À un an des élections, rien ne bouge du côté gouvernemental, constate toutefois Lucie Lamarche. «La ministre responsable de l’Accès à l’information et de la Réforme des institutions démocratiques, Rita de Santis, considère le projet de loi 56 comme l’un des nombreux éléments d’un chantier beaucoup plus vaste touchant la transparence de l’État. Ce faisant, elle oblitère la question politique qui est au cœur de l’argumentaire des organismes communautaires: la nature même des OSBL.»

OSBL et OBNL

Le rapport déposé en juin dernier lève entre autres le voile sur la confusion à propos des termes OSBL et OBNL (organisme à but non lucratif). Jusqu’en 2009, les OSBL, tant au Canada qu’au Québec, ont été incorporés selon une loi sur les compagnies qui les définit comme «une association n’ayant pas de capital-actions». «Certaines organisations, dont celles qui s’identifient à l’économie sociale, se sentent à l’étroit dans l’expression OSBL. Elles préfèrent le recours à l’acronyme OBNL (à but non lucratif), lequel n’exclurait pas l’idée de but économique», affirme le rapport.

En effet, la loi fédérale de 2009 sur les organisations à but non lucratif (OBNL) inclut les activités commerciales, mais ne concerne pas les organisations incorporées en vertu du droit québécois. «Le chaos juridique et linguistique naît du fait qu’au Québec, les OBNL sont sur toutes les lèvres (et surtout les lèvres ministérielles), mais n’existent pas en droit québécois», souligne le rapport.

La crainte des OSBL québécois, souvent des regroupements de quelques personnes soutenant une cause ou venant en aide à leurs concitoyens pour des problématiques bien précises, est d’être un jour assujettis aux mêmes règles administratives que les OBNL.

La liberté d’association

«La trajectoire historique des OSBL et leur pertinence sociale ne semble pas bien comprise par les acteurs gouvernementaux», affirme Lucie Lamarche. Voilà pourquoi le rapport déposé en juin dernier réaffirme avec aplomb la nature des OSBL. «L’argument central du rapport est qu’un OSBL est un regroupement de gens qui exercent un droit fondamental, soit la liberté d’association et d’expression, souligne Lucie Lamarche, qui est l’une des coauteurs du rapport (son collègue Georges LeBel figure également parmi les signataires). Les OSBL disent haut et fort: nous ne sommes pas des lobbyistes. Nous participons à la vie démocratique, mais nous ne sommes pas des influenceurs de décisions politiques comme les lobbyistes traditionnels.»

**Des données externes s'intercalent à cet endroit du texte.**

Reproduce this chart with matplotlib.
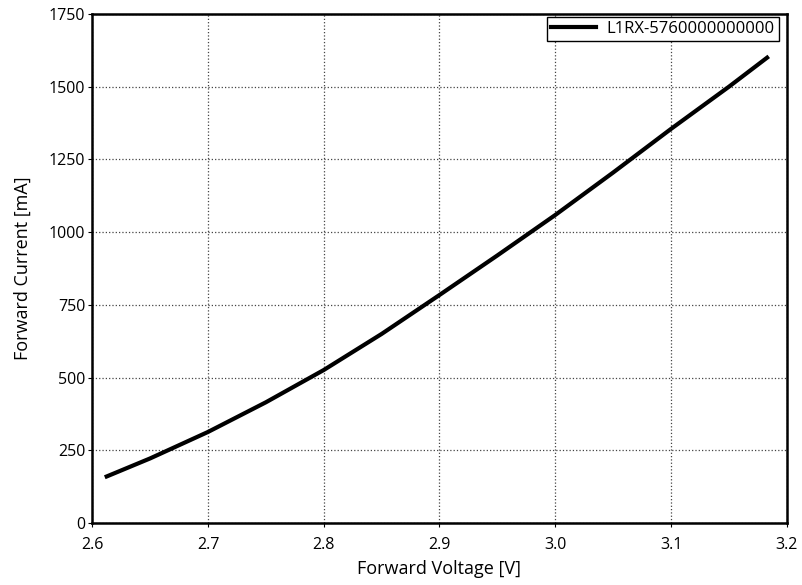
import matplotlib
matplotlib.use("Agg")
import matplotlib.pyplot as plt

plt.rcParams['font.family'] = ['Open Sans', 'DejaVu Sans']

# forward voltage [V] vs forward current [mA]
voltage = [2.6125, 2.65, 2.70, 2.75, 2.80, 2.85, 2.90, 2.95, 3.00, 3.05, 3.10, 3.15, 3.183]
current = [160, 222, 313, 415, 526, 650, 784, 920, 1059, 1205, 1355, 1500, 1600]
label = "L1RX-5760000000000"

fig, ax = plt.subplots(figsize=(8.02, 5.85), dpi=100)
fig.subplots_adjust(left=0.115, right=0.981, top=0.976, bottom=0.106)

ax.plot(voltage, current, color='black', linewidth=3, label=label)

ax.set_xlim(2.6, 3.2)
ax.set_ylim(0, 1750)
ax.set_xticks([2.6, 2.7, 2.8, 2.9, 3.0, 3.1, 3.2])
ax.set_yticks(range(0, 1751, 250))
ax.grid(True, linestyle=':', color='#444444', linewidth=0.9)
ax.tick_params(labelsize=11.5, length=3, width=0.8, pad=2)
ax.tick_params(axis='x', pad=7)
for s in ax.spines.values():
    s.set_linewidth(1.8)

ax.set_xlabel("Forward Voltage [V]", fontsize=13, labelpad=5)
ax.set_ylabel("Forward Current [mA]", fontsize=13, labelpad=12)

leg = ax.legend(loc='upper right', bbox_to_anchor=(0.9885, 0.994), borderaxespad=0,
                fontsize=12, fancybox=False, framealpha=1, edgecolor='black',
                handlelength=2.7, handletextpad=0.6, borderpad=0.25)
leg.get_frame().set_linewidth(1.0)

fig.savefig("out.png", dpi=100)
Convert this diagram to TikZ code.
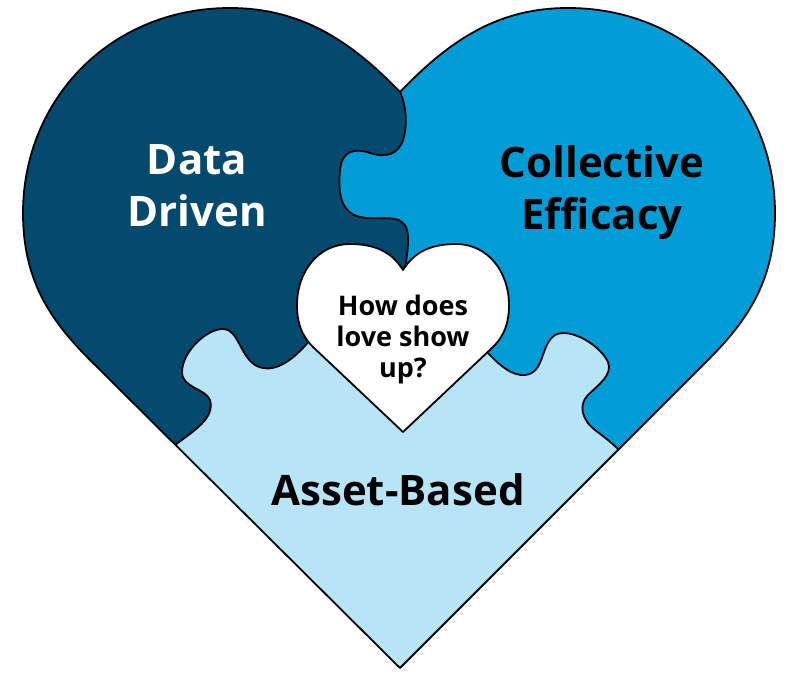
\documentclass[tikz,border=0pt]{standalone}
\usepackage{fontspec}
\setmainfont{Open Sans}
\definecolor{navy}{RGB}{3,74,110}
\definecolor{sky}{RGB}{2,156,214}
\definecolor{pale}{RGB}{184,228,247}
% outlines, in pixel units of the picture (y downwards)
\newcommand{\heartpath}{(400,92) .. controls (350,40) and (300,8) .. (230,8) .. controls (110,8) and (23,100) .. (23,213) .. controls (23,280) and (50,320) .. (90,360) -- (400,668) -- (708,360) .. controls (748,320) and (775,280) .. (775,213) .. controls (775,100) and (688,8) .. (568,8) .. controls (498,8) and (450,40) .. (400,92) -- cycle}
\newcommand{\smallheart}{(403,270) .. controls (392,252) and (375,244) .. (350,244) .. controls (318,244) and (297,272) .. (297,305) .. controls (297,322) and (301,335) .. (313,347) -- (403,432) -- (493,347) .. controls (505,335) and (509,322) .. (509,305) .. controls (509,272) and (488,244) .. (456,244) .. controls (431,244) and (414,252) .. (403,270) -- cycle}
\newcommand{\seamA}{(400,92) .. controls (406,105) and (408,125) .. (403,140) .. controls (398,155) and (385,158) .. (370,153) .. controls (355,148) and (342,150) .. (340,170) .. controls (338,192) and (340,212) .. (360,217) .. controls (380,221) and (402,212) .. (407,230) .. controls (410,242) and (406,260) .. (404,276)}
\newcommand{\seamB}{(310,340) .. controls (292,362) and (272,375) .. (255,365) .. controls (240,355) and (238,330) .. (224,329) .. controls (207,328) and (182,352) .. (182,372) .. controls (182,388) and (205,388) .. (210,400) .. controls (215,418) and (195,430) .. (175,445)}
\newcommand{\seamC}{(485,350) .. controls (500,366) and (512,376) .. (525,375) .. controls (545,373) and (540,345) .. (555,335) .. controls (570,327) and (600,345) .. (608,362) .. controls (613,375) and (598,385) .. (588,395) .. controls (578,405) and (582,420) .. (595,430) .. controls (603,436) and (612,443) .. (618,449)}
\tikzset{
  seam/.style={draw=black, line width=1.8pt, line join=round},
  bigtext/.style={font=\fontsize{42}{52}\selectfont\bfseries, align=center, inner sep=0pt},
  smalltext/.style={font=\fontsize{27}{31}\selectfont\bfseries, align=center, inner sep=0pt}
}
\begin{document}
\begin{tikzpicture}[x=1pt, y=-1pt]
  \useasboundingbox (0,0) rectangle (787,673);
  \fill[pale] \heartpath;
  \begin{scope}
    \clip \heartpath;
    \fill[navy] (400,-20) -- \seamA -- (403,320) -- \seamB -- (140,480) -- (-20,480) -- (-20,-20) -- cycle;
    \fill[sky] (400,-20) -- \seamA -- (403,320) -- \seamC -- (655,485) -- (820,485) -- (820,-20) -- cycle;
  \end{scope}
  \draw[seam] \seamA;
  \draw[seam] \seamB;
  \draw[seam] \seamC;
  \path[seam, fill=white] \smallheart;
  \draw[seam] \heartpath;
  % labels
  \node[bigtext, text=white] (datadriven) at (197,186) {Data\\Driven};
  \node[bigtext] (efficacy) at (602,193) {Collective\\Efficacy};
  \node[bigtext, anchor=base] (assets) at (398,505) {Asset-Based};
  \node[smalltext] (question) at (403,339) {How does\\love show\\up?};
\end{tikzpicture}
\end{document}
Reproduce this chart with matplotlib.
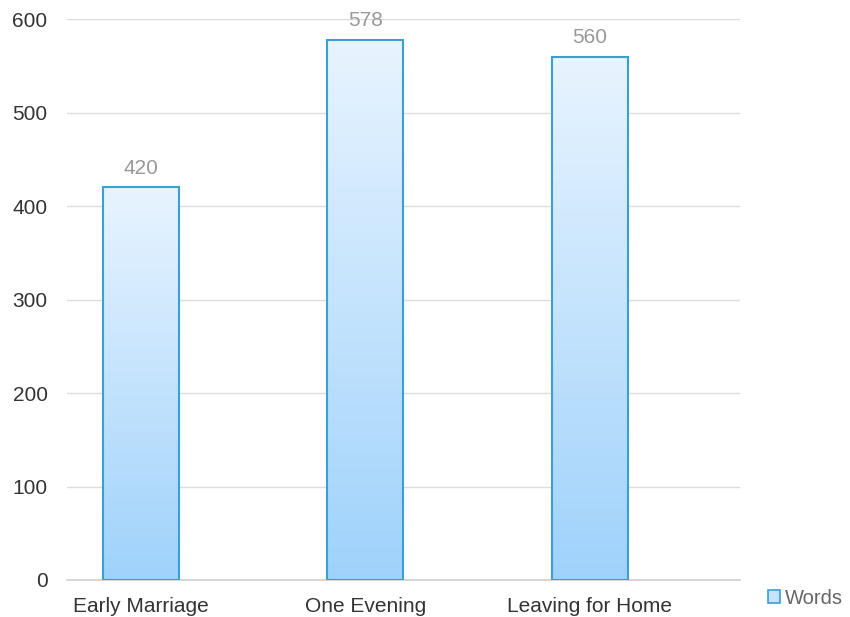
import matplotlib.pyplot as plt
import numpy as np
from matplotlib.colors import LinearSegmentedColormap
from matplotlib.patches import Rectangle

plt.rcParams['font.family'] = ['Liberation Sans', 'DejaVu Sans']

categories = ['Early Marriage', 'One Evening', 'Leaving for Home']
words = [420, 578, 560]
yticks = [0, 100, 200, 300, 400, 500, 600]

fig = plt.figure(figsize=(8.5, 6.17), dpi=100)
ax = fig.add_axes([0.0788, 0.060, 0.7918, 0.909])

cmap = LinearSegmentedColormap.from_list('bar', ['#9fd2fb', '#e8f4ff'])
grad = np.linspace(0, 1, 256).reshape(-1, 1)
width = 0.338

x = np.arange(len(categories))
bars = ax.bar(x, words, width=width, facecolor='none', edgecolor='#3a9fd2',
              linewidth=1.5, zorder=3)
for b in bars:
    x0, y0 = b.get_x(), b.get_y()
    w, h = b.get_width(), b.get_height()
    im = ax.imshow(grad, cmap=cmap, aspect='auto', origin='lower',
                   extent=[x0, x0 + w, y0, y0 + h], zorder=2)
    im.set_clip_path(Rectangle((x0, y0), w, h, transform=ax.transData))
    ax.text(b.get_x() + w / 2, h + 10, str(int(h)), ha='center', va='bottom',
            fontsize=15, color='#999999')

ax.set_xlim(-0.33, 2.67)
ax.set_ylim(0, 600)
ax.set_yticks(yticks)
ax.set_xticks(x)
ax.set_xticklabels(categories)
ax.tick_params(axis='both', length=0, labelsize=15, colors='#333333')
ax.tick_params(axis='y', pad=14)
ax.tick_params(axis='x', pad=12)
for s in ax.spines.values():
    s.set_visible(False)
ax.yaxis.grid(True, color='#dcdcdc', linewidth=1)
ax.axhline(0, color='#cfcfcf', linewidth=1.2, clip_on=False, zorder=1)
ax.set_axisbelow(True)

leg_patch = Rectangle((0, 0), 1, 1, facecolor='#c5e4fc', edgecolor='#3a9fd2', linewidth=1.2)
fig.legend([leg_patch], ['Words'], loc='center left', bbox_to_anchor=(0.882, 0.03),
           frameon=False, fontsize=14.5, handlelength=0.6, handleheight=0.6,
           handletextpad=0.25, labelcolor='#666666')

fig.savefig('out.png', dpi=100)
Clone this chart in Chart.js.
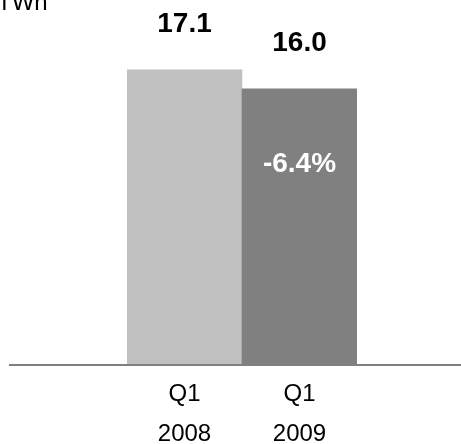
<!DOCTYPE html>
<html>
<head>
<meta charset="utf-8">
<script src="https://cdn.jsdelivr.net/npm/chart.js@4/dist/chart.umd.min.js"></script>
<style>
  html, body { margin: 0; padding: 0; background: #fff; }
  #wrap { width: 461px; height: 444px; position: relative; }
</style>
</head>
<body>
<div id="wrap"><canvas id="chart"></canvas></div>
<script>
// data
const categories = [['Q1', '2008'], ['Q1', '2009']];
const energyTWh = [17.1, 16.0];
const valueLabels = ['17.1', '16.0'];
const changeLabel = '-6.4%';
const unitLabel = 'TWh';
const barColors = ['#c0c0c0', '#808080'];

const FONT = "'Liberation Sans', Arial, sans-serif";

// baseline across the whole width, value labels and unit text
const extras = {
    id: 'extras',
    afterDatasetsDraw(chart) {
        const ctx = chart.ctx;
        const y0 = chart.scales.y.getPixelForValue(0);
        ctx.save();
        ctx.strokeStyle = '#808080';
        ctx.lineWidth = 2;
        ctx.beginPath();
        ctx.moveTo(9, y0 + 1);
        ctx.lineTo(chart.width, y0 + 1);
        ctx.stroke();

        ctx.textAlign = 'center';
        ctx.textBaseline = 'middle';
        ctx.font = 'bold 28px ' + FONT;
        ctx.fillStyle = '#000';
        const bars = chart.getDatasetMeta(0).data;
        bars.forEach((bar, i) => {
            ctx.fillText(valueLabels[i], bar.x, bar.y - 46);
        });
        // change in the second bar
        const last = bars[bars.length - 1];
        ctx.fillStyle = '#fff';
        ctx.fillText(changeLabel, last.x, last.y + 75);

        ctx.font = '24px ' + FONT;
        ctx.fillStyle = '#000';
        ctx.textAlign = 'left';
        ctx.textBaseline = 'alphabetic';
        ctx.fillText(unitLabel, -3, 10);
        ctx.restore();
    }
};

new Chart(document.getElementById('chart'), {
    type: 'bar',
    data: {
        labels: categories,
        datasets: [{
            data: energyTWh,
            backgroundColor: barColors,
            borderWidth: 0,
            barPercentage: 1,
            categoryPercentage: 1
        }]
    },
    options: {
        responsive: true,
        maintainAspectRatio: false,
        animation: false,
        layout: { padding: { left: 127, right: 104, top: 20, bottom: 0 } },
        plugins: { legend: { display: false }, tooltip: { enabled: false } },
        scales: {
            x: {
                grid: { display: false, drawTicks: false },
                border: { display: false },
                ticks: {
                    color: '#000',
                    padding: 10,
                    font: { family: FONT, size: 24, lineHeight: 1.67 }
                },
                afterFit(scale) { scale.height = 80; }
            },
            y: {
                display: false,
                min: 0,
                max: 20
            }
        }
    },
    plugins: [extras]
});
</script>
</body>
</html>
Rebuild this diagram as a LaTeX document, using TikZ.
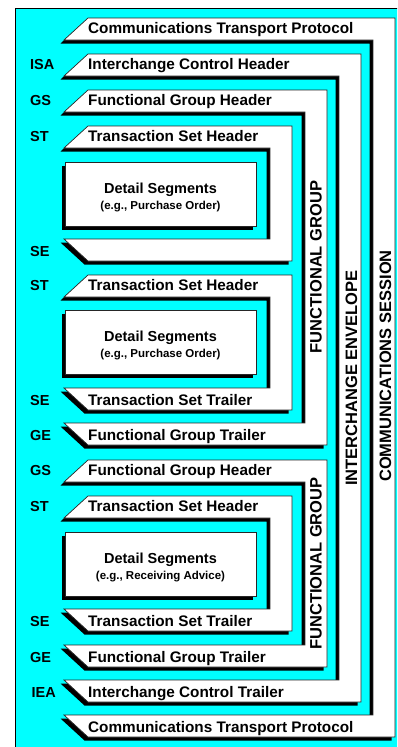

La professeure ne mâche pas ses mots. «Les lobbyistes professionnels participent d’une business qui voit les gens démocratiquement regroupés comme des compétiteurs. Je peux concevoir que cela les embête, mais ce n’est pas un argument raisonnable pour porter atteinte à la liberté fondamentale qu’est la liberté d’association», dit-elle.

Des capsules vidéo

Le rapport a été utile afin de réitérer la position des OSBL auprès du gouvernement et du commissaire au lobbyisme, mais il a également été utilisé par les acteurs du milieu communautaire pour éduquer leurs membres sur la trajectoire historique des OSBL et la défense de la liberté d’association.

Les OSBL sont sous pression depuis des années, car les exigences comptables à leur endroit se sont multipliées. «Trois capsules vidéo produites dans la foulée du rapport et donnant la parole à des gens du milieu qui témoignent de leur réalité seront en ligne cet automne afin de démontrer l’impact qu’ont ces mesures sur la vie démocratique au quotidien», précise Lucie Lamarche.

La professeure réitère le plaisir qu’elle a à collaborer avec le Service aux collectivités de l’UQAM. «Les filles du SAC sont des facilitatrices hors pair qui mènent leurs projets de main de maître, en effectuant un travail formidable de trait d’union entre les ressources universitaires et le milieu communautaire. Cette mobilisation contre le projet de loi 56 en est un bon exemple», conclut-elle.